Impact of Disorder, Magnetism and Proximity-Induced Superconductivity on Conductance Fluctuations in Graphene

Abstract

The experimental discovery of graphene in 2004 has opened up a new research field in the direction of atomically thin two-dimensional layered materials for exploration of many fundamental research problems and technological applications. The charge carriers in graphene are massless Dirac fermions due to which they exhibit absence of localization, thereby giving rise to huge intrinsic mobilities and ballistic transport even at room temperatures. But it was observed that the extrinsic disorder and intrinsic structural disorder can significantly influence the transport in graphene films. This thesis focuses on three different aspects of graphene -disorder, magnetism and proximity-induced superconductivity.
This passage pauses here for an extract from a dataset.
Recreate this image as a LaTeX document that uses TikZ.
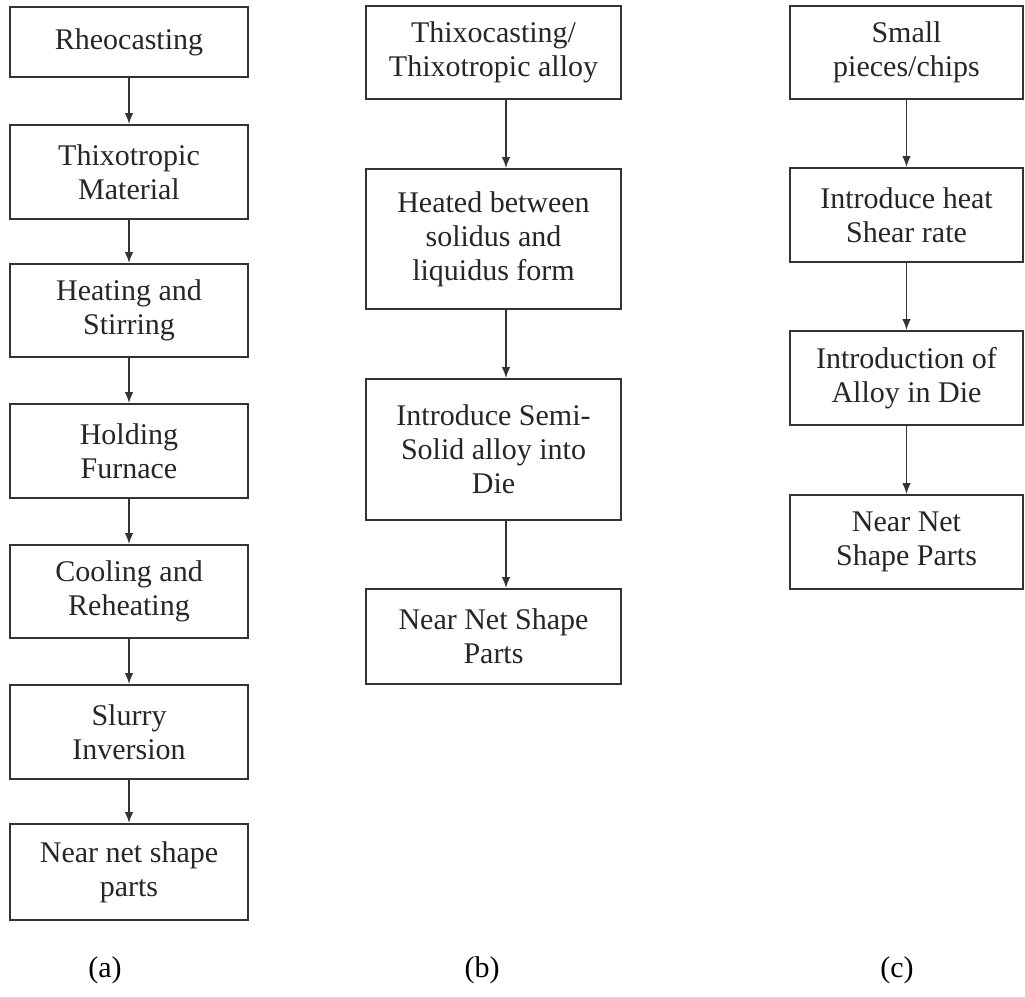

We have reported conductance fluctuations-based transport studies to investigate these aspects as they provide more detailed information than what can be obtained from the standard transport measurements. Even though these conductivity fluctuations pose a serious bottleneck for various applications, they can also yield useful insights into the various scattering mechanisms and the symmetry properties of graphene. In the first half of the thesis, we describe the measurement of low frequency 1/f noise in large area polycrystalline graphene films to understand the role of grain boundaries in charge carrier transmission in graphene. TEM studies on the low and high angled GBs formed in these graphene samples showed that they form distinct disordered regions of varying widths depending on the tilt angle of the GBs. At low temperatures, the 1/f noise measurements indicated spontaneous breaking of time reversal symmetry across graphene grain boundaries which suggests the magnetic nature of these grain boundaries. In the second half of the thesis, we will concentrate on the universal conductance fluctuations (UCF) in graphene which is the manifestation of quantum interference phenomena at low temperatures. We find that the absolute magnitude of the UCF is directly related to various symmetry-breaking disorder present in graphene. We also discuss how the UCF can be used to study the nature of proximity-induced superconducting correlations in graphene. In the end, we have proposed new device schemes for the integration of ferromagnetic and superconducting materials with graphene.